:: Provided records
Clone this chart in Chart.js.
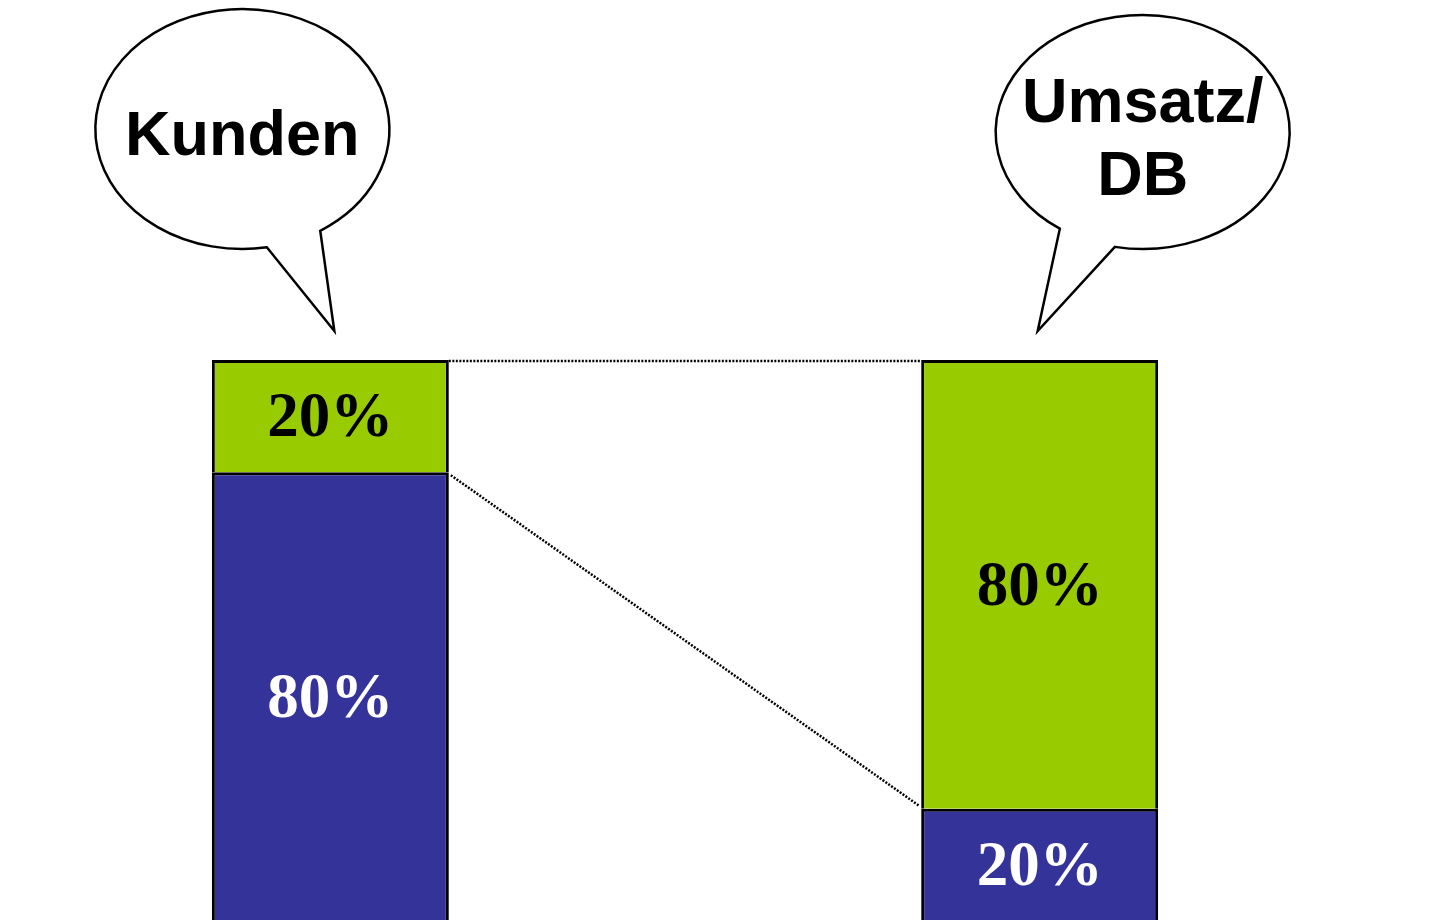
::::
:: Provided records
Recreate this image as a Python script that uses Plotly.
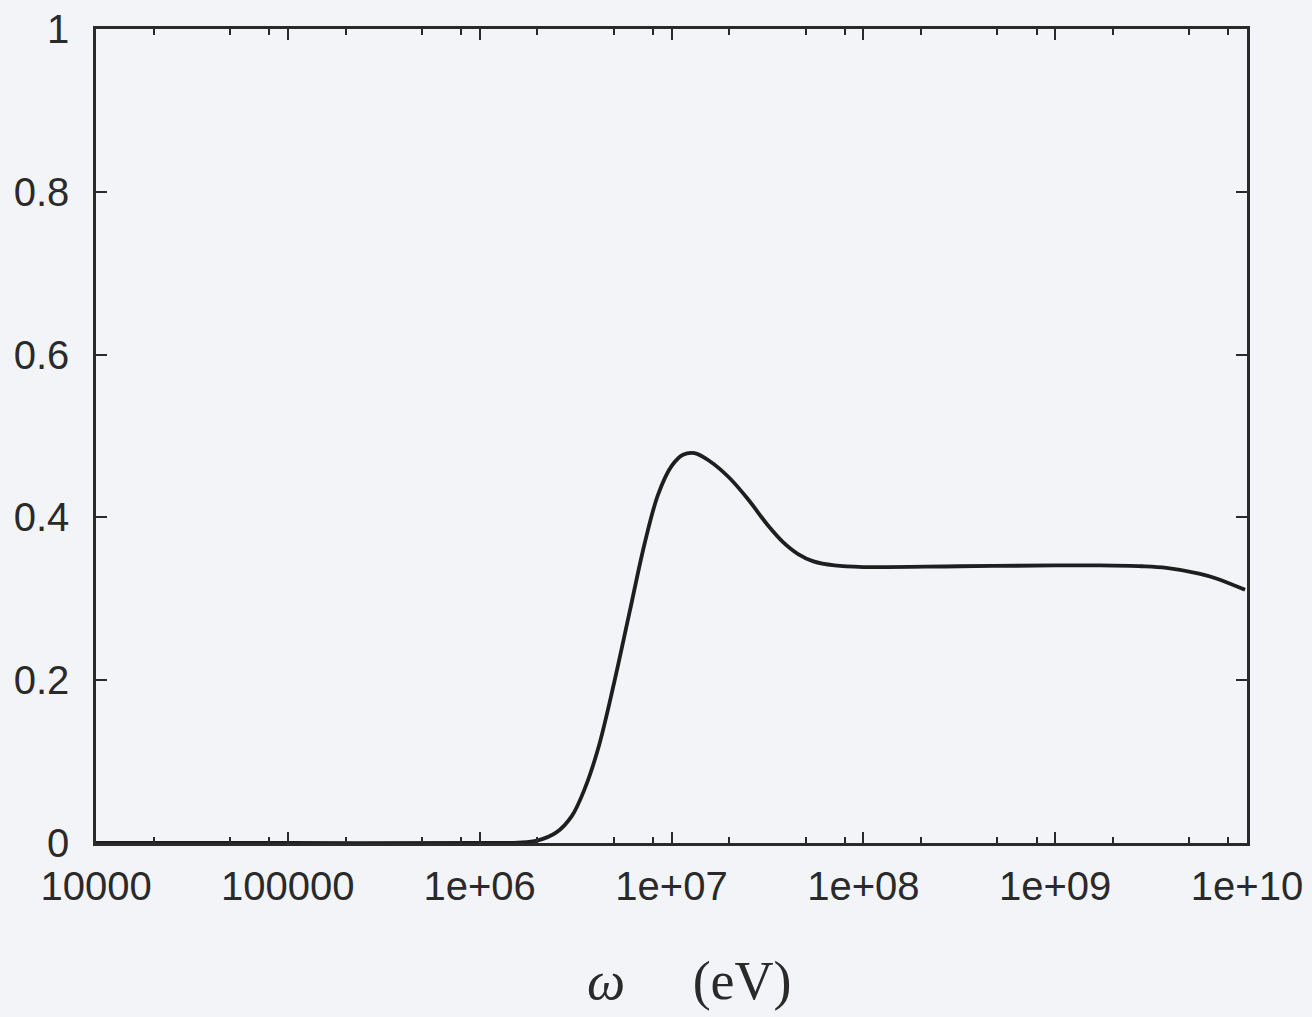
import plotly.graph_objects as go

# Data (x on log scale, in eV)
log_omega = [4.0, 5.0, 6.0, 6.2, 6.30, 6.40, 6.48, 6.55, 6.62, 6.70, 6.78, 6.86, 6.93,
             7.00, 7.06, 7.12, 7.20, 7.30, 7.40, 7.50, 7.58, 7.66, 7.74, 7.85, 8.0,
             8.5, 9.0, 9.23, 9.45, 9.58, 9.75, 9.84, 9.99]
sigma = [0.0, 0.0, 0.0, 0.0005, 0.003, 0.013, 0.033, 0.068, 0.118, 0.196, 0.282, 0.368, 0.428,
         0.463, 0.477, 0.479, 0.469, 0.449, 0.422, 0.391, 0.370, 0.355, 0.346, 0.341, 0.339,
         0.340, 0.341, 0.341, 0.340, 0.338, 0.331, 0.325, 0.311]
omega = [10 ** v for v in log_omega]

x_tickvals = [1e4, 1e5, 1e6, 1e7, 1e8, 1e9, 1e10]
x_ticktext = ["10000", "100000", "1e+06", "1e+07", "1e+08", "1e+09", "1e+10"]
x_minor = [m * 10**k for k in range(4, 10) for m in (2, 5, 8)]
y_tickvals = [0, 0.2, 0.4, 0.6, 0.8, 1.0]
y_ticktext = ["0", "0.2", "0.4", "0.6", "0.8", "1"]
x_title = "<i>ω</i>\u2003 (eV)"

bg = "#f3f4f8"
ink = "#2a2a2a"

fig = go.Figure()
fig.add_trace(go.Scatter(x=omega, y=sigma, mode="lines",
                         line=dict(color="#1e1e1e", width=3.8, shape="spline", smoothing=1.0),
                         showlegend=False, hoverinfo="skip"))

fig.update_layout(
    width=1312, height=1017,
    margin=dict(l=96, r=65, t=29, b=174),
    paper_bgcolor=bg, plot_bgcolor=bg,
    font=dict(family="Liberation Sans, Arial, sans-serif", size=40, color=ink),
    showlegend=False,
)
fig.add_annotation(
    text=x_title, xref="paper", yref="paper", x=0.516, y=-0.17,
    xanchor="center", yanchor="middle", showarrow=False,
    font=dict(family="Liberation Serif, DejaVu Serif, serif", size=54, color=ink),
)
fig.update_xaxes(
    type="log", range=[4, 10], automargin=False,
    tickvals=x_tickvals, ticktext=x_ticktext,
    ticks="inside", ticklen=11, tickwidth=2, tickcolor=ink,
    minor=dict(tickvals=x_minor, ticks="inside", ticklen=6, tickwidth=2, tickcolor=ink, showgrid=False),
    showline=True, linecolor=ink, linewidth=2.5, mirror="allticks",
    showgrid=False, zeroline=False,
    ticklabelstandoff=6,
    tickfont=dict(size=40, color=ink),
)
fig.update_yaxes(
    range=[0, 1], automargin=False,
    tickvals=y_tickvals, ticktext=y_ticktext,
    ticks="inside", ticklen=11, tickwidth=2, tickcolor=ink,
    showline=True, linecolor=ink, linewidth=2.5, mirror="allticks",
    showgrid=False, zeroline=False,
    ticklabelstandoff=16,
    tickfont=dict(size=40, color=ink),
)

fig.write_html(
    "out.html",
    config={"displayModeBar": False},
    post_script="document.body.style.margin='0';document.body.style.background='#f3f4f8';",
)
::::
:: Provided records
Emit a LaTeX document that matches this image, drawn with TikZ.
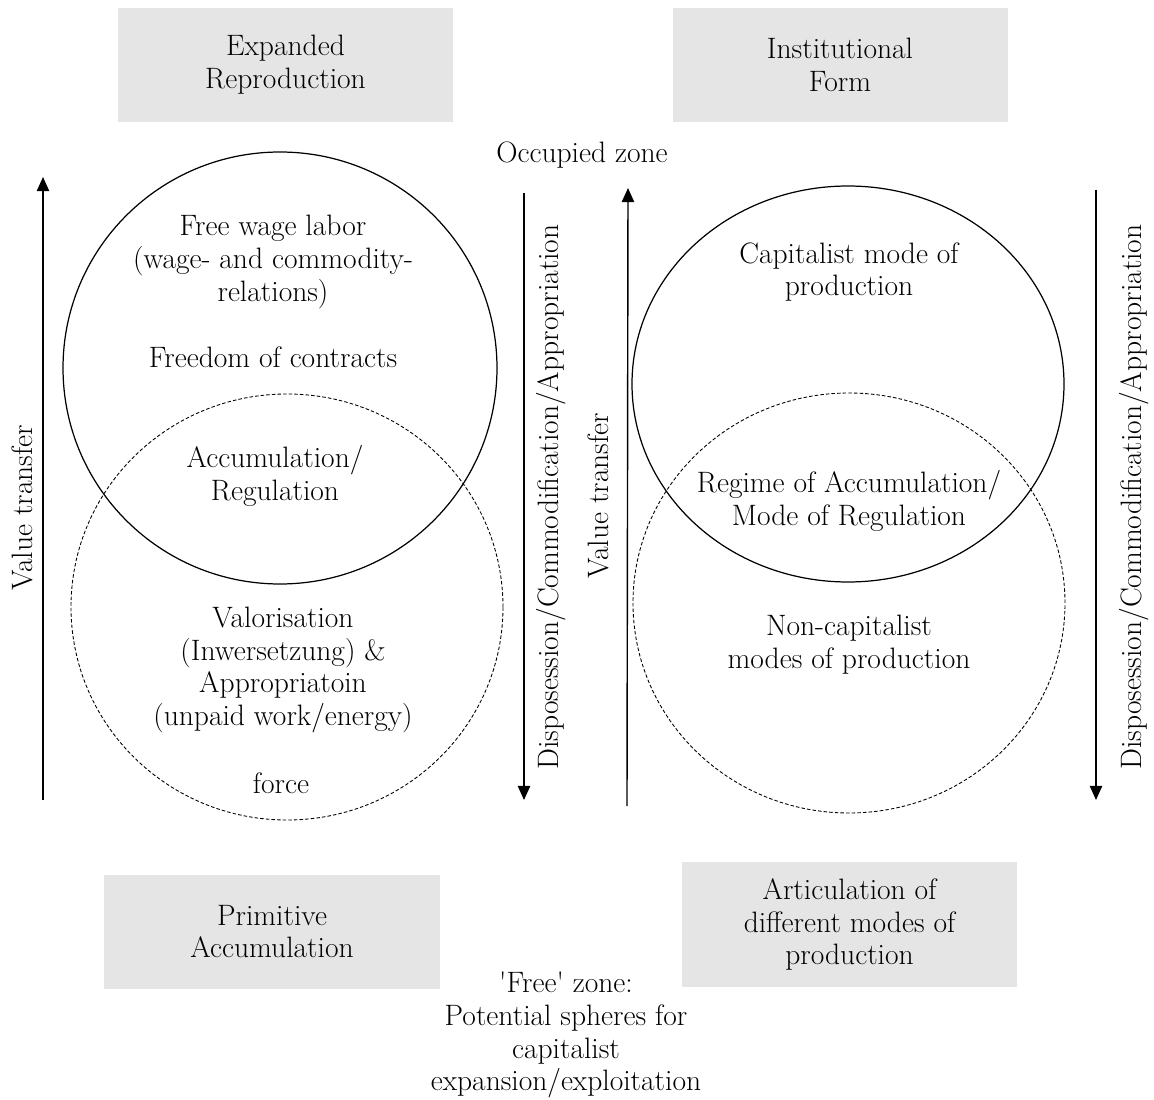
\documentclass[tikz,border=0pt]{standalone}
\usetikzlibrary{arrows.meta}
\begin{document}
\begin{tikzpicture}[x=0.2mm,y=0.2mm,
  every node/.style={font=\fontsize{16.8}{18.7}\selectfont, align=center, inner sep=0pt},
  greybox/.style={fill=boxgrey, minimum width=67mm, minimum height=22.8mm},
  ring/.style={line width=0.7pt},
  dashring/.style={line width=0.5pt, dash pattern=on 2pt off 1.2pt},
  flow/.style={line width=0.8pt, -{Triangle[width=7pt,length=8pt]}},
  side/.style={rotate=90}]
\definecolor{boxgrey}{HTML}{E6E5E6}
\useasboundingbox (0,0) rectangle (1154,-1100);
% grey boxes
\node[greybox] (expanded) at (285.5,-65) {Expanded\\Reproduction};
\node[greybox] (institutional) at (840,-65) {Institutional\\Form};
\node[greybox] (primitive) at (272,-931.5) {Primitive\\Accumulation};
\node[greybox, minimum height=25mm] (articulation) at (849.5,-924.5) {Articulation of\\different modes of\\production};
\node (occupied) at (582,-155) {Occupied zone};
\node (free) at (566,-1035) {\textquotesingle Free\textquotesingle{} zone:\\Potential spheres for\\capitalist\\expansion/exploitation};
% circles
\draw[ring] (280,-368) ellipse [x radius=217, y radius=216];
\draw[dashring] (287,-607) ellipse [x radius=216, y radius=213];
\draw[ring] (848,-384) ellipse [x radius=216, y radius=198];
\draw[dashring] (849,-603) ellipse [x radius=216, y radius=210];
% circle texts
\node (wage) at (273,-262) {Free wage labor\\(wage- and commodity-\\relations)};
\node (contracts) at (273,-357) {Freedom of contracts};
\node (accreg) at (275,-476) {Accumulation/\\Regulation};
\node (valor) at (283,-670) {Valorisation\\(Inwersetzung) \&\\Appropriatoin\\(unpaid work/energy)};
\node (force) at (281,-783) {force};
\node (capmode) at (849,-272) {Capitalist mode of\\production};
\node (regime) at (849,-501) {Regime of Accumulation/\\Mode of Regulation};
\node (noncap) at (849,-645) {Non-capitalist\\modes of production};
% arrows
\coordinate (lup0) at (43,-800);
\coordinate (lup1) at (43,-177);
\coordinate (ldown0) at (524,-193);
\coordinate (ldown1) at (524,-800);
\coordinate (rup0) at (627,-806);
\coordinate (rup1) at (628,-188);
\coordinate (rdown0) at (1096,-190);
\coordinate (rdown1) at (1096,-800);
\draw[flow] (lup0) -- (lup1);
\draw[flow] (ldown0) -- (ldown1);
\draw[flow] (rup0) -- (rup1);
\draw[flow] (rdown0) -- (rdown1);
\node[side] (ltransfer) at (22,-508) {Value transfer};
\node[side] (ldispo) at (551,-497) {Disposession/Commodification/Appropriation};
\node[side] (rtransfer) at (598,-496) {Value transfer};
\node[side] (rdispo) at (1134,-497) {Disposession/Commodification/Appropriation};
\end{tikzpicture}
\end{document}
::::
§ **Goal of the exercise**:
Write out every line of the preceding listing that contains "image".

§ **Solution to this task**:
Recreate this image as a Python script that uses Plotly.
Emit a LaTeX document that matches this image, drawn with TikZ.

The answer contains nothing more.